Pemahaman yang mendalam tentang Surah Al-Lail, dari sumpah kosmik hingga janji kepuasan, memperkuat iman dan menyediakan peta jalan yang kokoh bagi setiap individu yang mencari keselamatan dari Neraka yang menyala-nyala (nāran talaẓẓā) dan ingin mencapai Surga yang penuh kemuliaan (Al-Husnā). Ini adalah hikmah abadi dari Al-Qur'an, yang relevan di setiap zaman dan tempat.
Mengulang kembali esensi dari Ayat 4: Inna sa’yakum lashattā, adalah pengingat bahwa hidup adalah tentang pilihan aktif. Setiap hari adalah kesempatan untuk memilih antara Al-Lail (kekelaman kikir) dan An-Nahar (terang benderang kedermawanan). Pilihan ini, sekecil apapun, akan tercatat dan menentukan apakah kita akan menjadi Al-Asyqā (yang paling celaka) atau Al-Atqā (yang paling takwa).

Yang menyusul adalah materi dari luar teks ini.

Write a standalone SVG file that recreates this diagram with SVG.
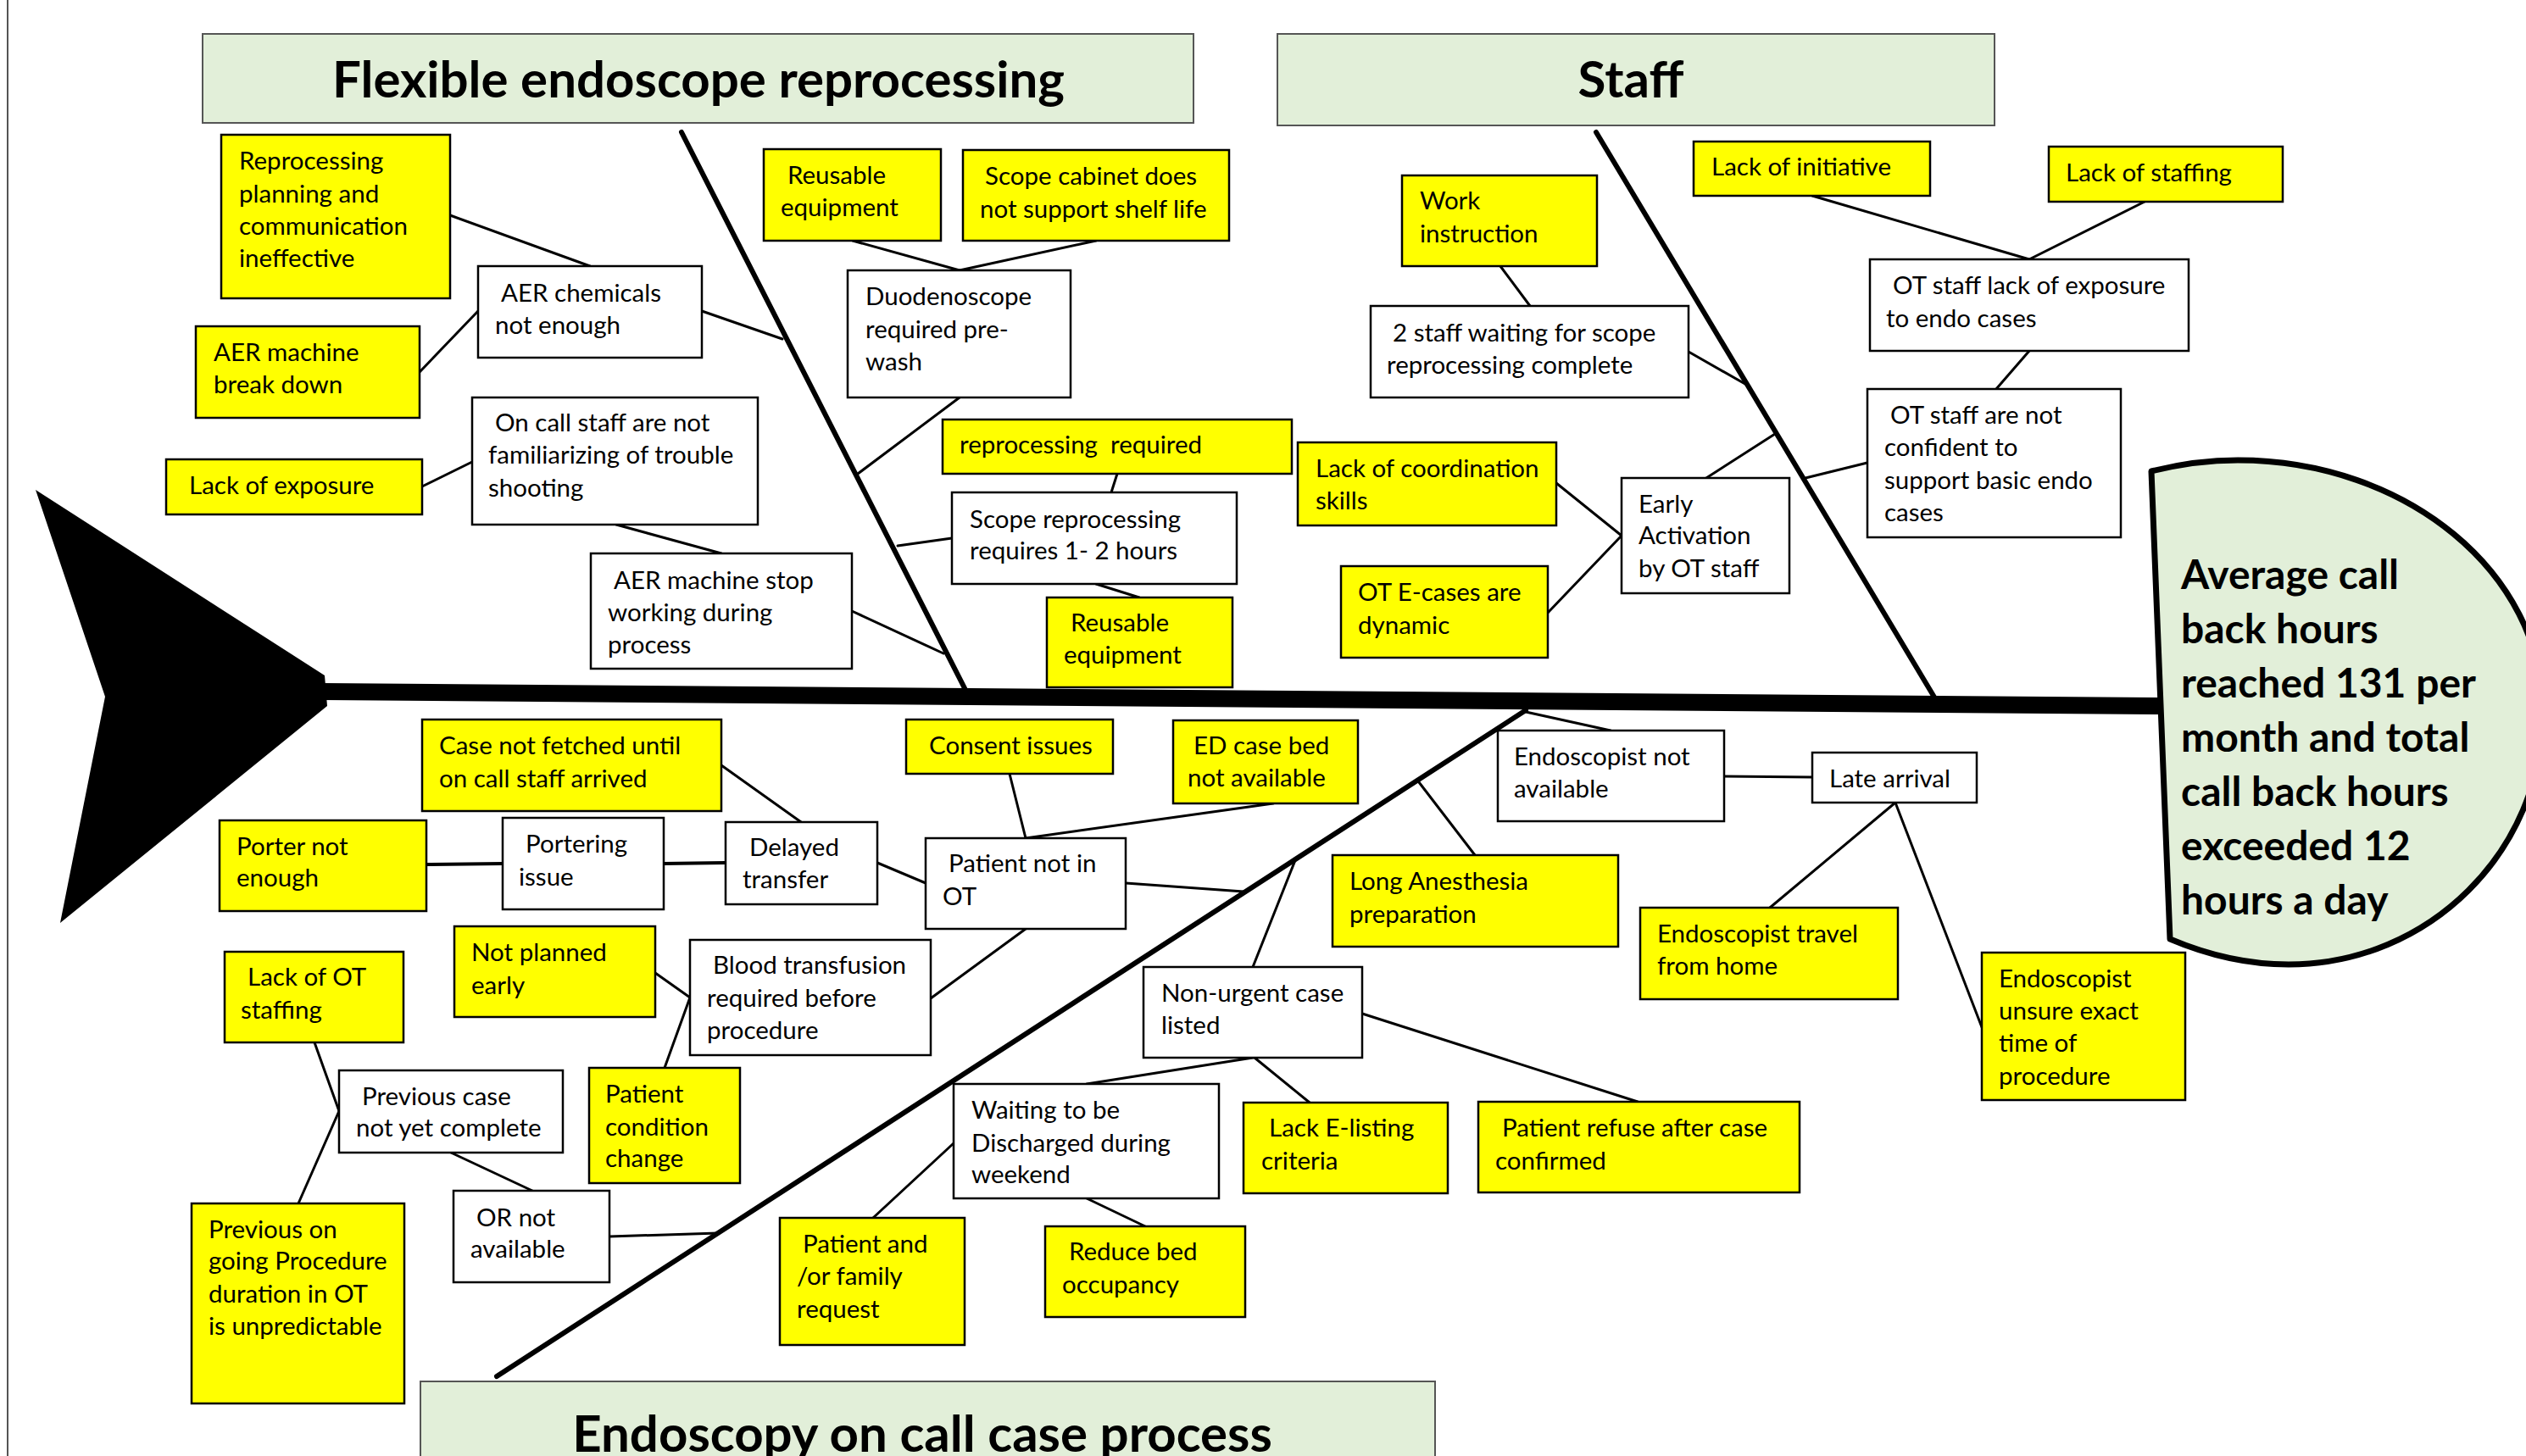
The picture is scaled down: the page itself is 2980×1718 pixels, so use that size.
<svg xmlns="http://www.w3.org/2000/svg" width="2980" height="1718" viewBox="0 0 2980 1718">
<style>
text{font-family:Lato,"Liberation Sans",sans-serif;fill:#000}
.t{font-size:29.5px}
.h{font-size:60px;font-weight:bold;text-anchor:middle}
.hd{font-size:48px;font-weight:bold}
.y{fill:#FFFF00;stroke:#000;stroke-width:2.5}
.w{fill:#FFFFFF;stroke:#000;stroke-width:2.5}
.g{fill:#E2EFD9;stroke:#555;stroke-width:2}
.c line{stroke:#000;stroke-width:3;stroke-linecap:round}
.b{stroke:#000;stroke-width:6;fill:none}
</style>
<rect width="2980" height="1718" fill="#fff"/>
<line x1="9" y1="0" x2="9" y2="1718" stroke="#555" stroke-width="2"/>

<!-- connectors and bones -->
<g id="connectors" class="c">
<polygon points="42,578 383,797 386,833 71,1089 124,822" fill="#000"/>
<line x1="380" y1="816" x2="2548" y2="833" style="stroke-width:20;stroke-linecap:butt"/>
<line class="b" x1="804" y1="156" x2="1140" y2="816" style="stroke-width:6"/>
<line class="b" x1="1883" y1="156" x2="2284" y2="826" style="stroke-width:6"/>
<line class="b" x1="586" y1="1624" x2="1800" y2="838" style="stroke-width:6"/>
<line x1="531" y1="254" x2="696" y2="314"/>
<line x1="495" y1="439" x2="564" y2="367"/>
<line x1="828" y1="367" x2="923" y2="400"/>
<line x1="498" y1="574" x2="557" y2="545"/>
<line x1="727" y1="619" x2="851" y2="653"/>
<line x1="1005" y1="721" x2="1113" y2="771"/>
<line x1="1006" y1="284" x2="1132" y2="319"/>
<line x1="1293" y1="284" x2="1132" y2="319"/>
<line x1="1132" y1="469" x2="1012" y2="559"/>
<line x1="1318" y1="559" x2="1311" y2="581"/>
<line x1="1123" y1="635" x2="1059" y2="644"/>
<line x1="1293" y1="689" x2="1344" y2="705"/>
<line x1="1770" y1="314" x2="1805" y2="361"/>
<line x1="1992" y1="415" x2="2064" y2="456"/>
<line x1="2138" y1="231" x2="2394" y2="306"/>
<line x1="2530" y1="238" x2="2394" y2="306"/>
<line x1="2394" y1="414" x2="2355" y2="459"/>
<line x1="2203" y1="546" x2="2130" y2="564"/>
<line x1="2013" y1="564" x2="2094" y2="512"/>
<line x1="1836" y1="570" x2="1913" y2="632"/>
<line x1="1826" y1="723" x2="1913" y2="632"/>
<line x1="851" y1="903" x2="945" y2="970"/>
<line x1="503" y1="1020" x2="593" y2="1019" style="stroke-width:4"/>
<line x1="783" y1="1019" x2="856" y2="1018" style="stroke-width:4"/>
<line x1="1035" y1="1018" x2="1092" y2="1042"/>
<line x1="1191" y1="913" x2="1210" y2="989"/>
<line x1="1502" y1="948" x2="1210" y2="989"/>
<line x1="1328" y1="1042" x2="1467" y2="1052"/>
<line x1="1210" y1="1096" x2="1098" y2="1178"/>
<line x1="773" y1="1148" x2="814" y2="1177"/>
<line x1="784" y1="1260" x2="814" y2="1177"/>
<line x1="371" y1="1230" x2="400" y2="1311"/>
<line x1="352" y1="1420" x2="400" y2="1311"/>
<line x1="532" y1="1360" x2="628" y2="1405"/>
<line x1="719" y1="1459" x2="847" y2="1455"/>
<line x1="1125" y1="1349" x2="1030" y2="1437"/>
<line x1="1282" y1="1414" x2="1351" y2="1447"/>
<line x1="1282" y1="1279" x2="1478" y2="1248"/>
<line x1="1478" y1="1141" x2="1528" y2="1015"/>
<line x1="1480" y1="1248" x2="1545" y2="1301"/>
<line x1="1607" y1="1196" x2="1932" y2="1300"/>
<line x1="1740" y1="1009" x2="1674" y2="923"/>
<line x1="1800" y1="840" x2="1900" y2="862"/>
<line x1="2034" y1="916" x2="2138" y2="917"/>
<line x1="2236" y1="947" x2="2088" y2="1071"/>
<line x1="2236" y1="947" x2="2338" y2="1212"/>
</g>

<!-- head -->
<g id="head">
<path d="M2538,556 C2570,548 2600,543 2640,543 C2839,543 3000,676 3000,840 C3000,1004 2866,1138 2700,1138 C2650,1138 2600,1125 2560,1108 Z" fill="#E2EFD9" stroke="#000" stroke-width="7" stroke-linejoin="round"/>
<text class="hd" x="2573" y="695">Average call</text>
<text class="hd" x="2573" y="759">back hours</text>
<text class="hd" x="2573" y="823">reached 131 per</text>
<text class="hd" x="2573" y="887">month and total</text>
<text class="hd" x="2573" y="951">call back hours</text>
<text class="hd" x="2573" y="1015">exceeded 12</text>
<text class="hd" x="2573" y="1079">hours a day</text>
</g>

<!-- category headers -->
<g id="cat-flexible"><rect class="g" x="239" y="40" width="1169" height="105"/><text class="h" x="824" y="115">Flexible endoscope reprocessing</text></g>
<g id="cat-staff"><rect class="g" x="1507" y="40" width="846" height="108"/><text class="h" x="1924" y="115">Staff</text></g>
<g id="cat-process"><rect class="g" x="496" y="1630" width="1197" height="100"/><text class="h" x="1088" y="1713">Endoscopy on call case process</text></g>

<!-- Flexible endoscope reprocessing -->
<g id="n1"><rect class="y" x="261" y="159" width="270" height="193"/><text class="t" x="282" y="200">Reprocessing</text><text class="t" x="282" y="238.5">planning and</text><text class="t" x="282" y="277">communication</text><text class="t" x="282" y="315">ineffective</text></g>
<g id="n2"><rect class="y" x="231" y="385" width="264" height="108"/><text class="t" x="252" y="426">AER machine</text><text class="t" x="252" y="464">break down</text></g>
<g id="n3"><rect class="y" x="196" y="542" width="302" height="65"/><text class="t" x="223" y="583">Lack of exposure</text></g>
<g id="n4"><rect class="w" x="564" y="314" width="264" height="108"/><text class="t" x="591" y="356">AER chemicals</text><text class="t" x="584" y="394">not enough</text></g>
<g id="n5"><rect class="w" x="557" y="469" width="337" height="150"/><text class="t" x="584" y="509">On call staff are not</text><text class="t" x="576" y="547">familiarizing of trouble</text><text class="t" x="576" y="586">shooting</text></g>
<g id="n6"><rect class="w" x="697" y="653" width="308" height="136"/><text class="t" x="724" y="695">AER machine stop</text><text class="t" x="717" y="733">working during</text><text class="t" x="717" y="771">process</text></g>
<g id="n7"><rect class="y" x="901" y="176" width="209" height="108"/><text class="t" x="929" y="217">Reusable</text><text class="t" x="921" y="255">equipment</text></g>
<g id="n8"><rect class="y" x="1136" y="177" width="314" height="107"/><text class="t" x="1162" y="218">Scope cabinet does</text><text class="t" x="1156" y="257">not support shelf life</text></g>
<g id="n9"><rect class="w" x="1000" y="319" width="263" height="150"/><text class="t" x="1021" y="360">Duodenoscope</text><text class="t" x="1021" y="399">required pre-</text><text class="t" x="1021" y="437">wash</text></g>
<g id="n10"><rect class="y" x="1112" y="495" width="412" height="64"/><text class="t" x="1132" y="535">reprocessing&#160; required</text></g>
<g id="n11"><rect class="w" x="1123" y="581" width="336" height="108"/><text class="t" x="1144" y="623">Scope reprocessing</text><text class="t" x="1144" y="660">requires 1- 2 hours</text></g>
<g id="n12"><rect class="y" x="1235" y="705" width="219" height="106"/><text class="t" x="1263" y="745">Reusable</text><text class="t" x="1255" y="783">equipment</text></g>

<!-- Staff -->
<g id="n13"><rect class="y" x="1654" y="207" width="230" height="107"/><text class="t" x="1675" y="247">Work</text><text class="t" x="1675" y="286">instruction</text></g>
<g id="n14"><rect class="w" x="1617" y="361" width="375" height="108"/><text class="t" x="1643" y="403">2 staff waiting for scope</text><text class="t" x="1636" y="441">reprocessing complete</text></g>
<g id="n15"><rect class="y" x="1998" y="167" width="279" height="64"/><text class="t" x="2019" y="207">Lack of initiative</text></g>
<g id="n16"><rect class="y" x="2417" y="173" width="276" height="65"/><text class="t" x="2437" y="214">Lack of staffing</text></g>
<g id="n17"><rect class="w" x="2206" y="306" width="376" height="108"/><text class="t" x="2233" y="347">OT staff lack of exposure</text><text class="t" x="2225" y="386">to endo cases</text></g>
<g id="n18"><rect class="w" x="2203" y="459" width="299" height="175"/><text class="t" x="2230" y="500">OT staff are not</text><text class="t" x="2223" y="538">confident to</text><text class="t" x="2223" y="577">support basic endo</text><text class="t" x="2223" y="615">cases</text></g>
<g id="n19"><rect class="y" x="1531" y="522" width="305" height="98"/><text class="t" x="1552" y="563">Lack of coordination</text><text class="t" x="1552" y="601">skills</text></g>
<g id="n20"><rect class="y" x="1582" y="668" width="244" height="108"/><text class="t" x="1602" y="709">OT E-cases are</text><text class="t" x="1602" y="748">dynamic</text></g>
<g id="n21"><rect class="w" x="1913" y="564" width="198" height="136"/><text class="t" x="1933" y="605">Early</text><text class="t" x="1933" y="642">Activation</text><text class="t" x="1933" y="681">by OT staff</text></g>

<!-- Endoscopy on call case process -->
<g id="n22"><rect class="y" x="498" y="849" width="353" height="108"/><text class="t" x="518" y="890">Case not fetched until</text><text class="t" x="518" y="929">on call staff arrived</text></g>
<g id="n23"><rect class="y" x="259" y="968" width="244" height="107"/><text class="t" x="279" y="1009">Porter not</text><text class="t" x="279" y="1046">enough</text></g>
<g id="n24"><rect class="w" x="593" y="965" width="190" height="108"/><text class="t" x="620" y="1006">Portering</text><text class="t" x="612" y="1045">issue</text></g>
<g id="n25"><rect class="w" x="856" y="970" width="179" height="97"/><text class="t" x="884" y="1010">Delayed</text><text class="t" x="876" y="1048">transfer</text></g>
<g id="n26"><rect class="y" x="1069" y="849" width="244" height="64"/><text class="t" x="1096" y="890">Consent issues</text></g>
<g id="n27"><rect class="y" x="1384" y="850" width="218" height="98"/><text class="t" x="1408" y="890">ED case bed</text><text class="t" x="1401" y="928">not available</text></g>
<g id="n28"><rect class="w" x="1092" y="989" width="236" height="107"/><text class="t" x="1119" y="1029">Patient not in</text><text class="t" x="1112" y="1068">OT</text></g>
<g id="n29"><rect class="y" x="536" y="1093" width="237" height="107"/><text class="t" x="556" y="1134">Not planned</text><text class="t" x="556" y="1173">early</text></g>
<g id="n30"><rect class="w" x="814" y="1109" width="284" height="136"/><text class="t" x="841" y="1149">Blood transfusion</text><text class="t" x="834" y="1188">required before</text><text class="t" x="834" y="1226">procedure</text></g>
<g id="n31"><rect class="y" x="265" y="1123" width="211" height="107"/><text class="t" x="292" y="1163">Lack of OT</text><text class="t" x="284" y="1202">staffing</text></g>
<g id="n32"><rect class="w" x="400" y="1263" width="264" height="97"/><text class="t" x="427" y="1304">Previous case</text><text class="t" x="420" y="1341">not yet complete</text></g>
<g id="n33"><rect class="y" x="695" y="1260" width="178" height="136"/><text class="t" x="714" y="1301">Patient</text><text class="t" x="714" y="1340">condition</text><text class="t" x="714" y="1377">change</text></g>
<g id="n34"><rect class="y" x="226" y="1420" width="251" height="236"/><text class="t" x="246" y="1461">Previous on</text><text class="t" x="246" y="1498">going Procedure</text><text class="t" x="246" y="1537">duration in OT</text><text class="t" x="246" y="1575">is unpredictable</text></g>
<g id="n35"><rect class="w" x="535" y="1405" width="184" height="108"/><text class="t" x="562" y="1447">OR not</text><text class="t" x="555" y="1484">available</text></g>
<g id="n36"><rect class="w" x="1125" y="1279" width="313" height="135"/><text class="t" x="1146" y="1320">Waiting to be</text><text class="t" x="1146" y="1359">Discharged during</text><text class="t" x="1146" y="1396">weekend</text></g>
<g id="n37"><rect class="y" x="920" y="1437" width="218" height="150"/><text class="t" x="947" y="1478">Patient and</text><text class="t" x="940" y="1516">/or family</text><text class="t" x="940" y="1555">request</text></g>
<g id="n38"><rect class="y" x="1233" y="1447" width="236" height="107"/><text class="t" x="1261" y="1487">Reduce bed</text><text class="t" x="1253" y="1526">occupancy</text></g>
<g id="n39"><rect class="w" x="1349" y="1141" width="258" height="107"/><text class="t" x="1370" y="1182">Non-urgent case</text><text class="t" x="1370" y="1220">listed</text></g>
<g id="n40"><rect class="y" x="1467" y="1301" width="241" height="107"/><text class="t" x="1497" y="1341">Lack E-listing</text><text class="t" x="1488" y="1380">criteria</text></g>
<g id="n41"><rect class="y" x="1744" y="1300" width="379" height="107"/><text class="t" x="1772" y="1341">Patient refuse after case</text><text class="t" x="1764" y="1380">confirmed</text></g>
<g id="n42"><rect class="y" x="1572" y="1009" width="337" height="108"/><text class="t" x="1592" y="1050">Long Anesthesia</text><text class="t" x="1592" y="1089">preparation</text></g>
<g id="n43"><rect class="w" x="1767" y="862" width="267" height="107"/><text class="t" x="1786" y="903">Endoscopist not</text><text class="t" x="1786" y="941">available</text></g>
<g id="n44"><rect class="w" x="2138" y="888" width="194" height="59"/><text class="t" x="2158" y="929">Late arrival</text></g>
<g id="n45"><rect class="y" x="1935" y="1071" width="304" height="108"/><text class="t" x="1955" y="1112">Endoscopist travel</text><text class="t" x="1955" y="1150">from home</text></g>
<g id="n46"><rect class="y" x="2338" y="1124" width="240" height="174"/><text class="t" x="2358" y="1165">Endoscopist</text><text class="t" x="2358" y="1203">unsure exact</text><text class="t" x="2358" y="1241">time of</text><text class="t" x="2358" y="1280">procedure</text></g>
</svg>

Maka, mari kita jadikan bacaan Latin Surah Al-Lail ini sebagai jembatan untuk menghayati maknanya, sehingga kita tergolong pada mereka yang dimudahkan jalannya menuju kebaikan, dan dijanjikan keridhaan yang abadi di sisi Allah SWT.
Semoga Allah SWT senantiasa membimbing kita untuk meneladani sifat Al-Atqā, orang yang menafkahkan hartanya untuk membersihkan diri, semata-mata mencari keridhaan-Nya.
Pembacaan dan pengulangan terhadap ayat-ayat suci ini, khususnya Surah Al-Lail, harus disertai dengan refleksi mendalam mengenai implementasi nilai-nilai 'a’ṭā' dan 'ittaqā' dalam konteks sosial dan ekonomi yang kita hadapi saat ini. Tantangan kekikiran dan individualisme modern membutuhkan solusi spiritual yang tegas, dan Al-Lail memberikan solusi tersebut dengan sangat gamblang dan berwibawa.
Setiap huruf dari bacaan latin Surah Al-Lail, mulai dari "Waal laili idzā yaghsya" hingga "Wa lasaufa yarḍā", membawa beban janji dan ancaman ilahi, sebuah keseimbangan sempurna antara harapan dan ketakutan yang mendefinisikan hubungan seorang hamba dengan Tuhannya.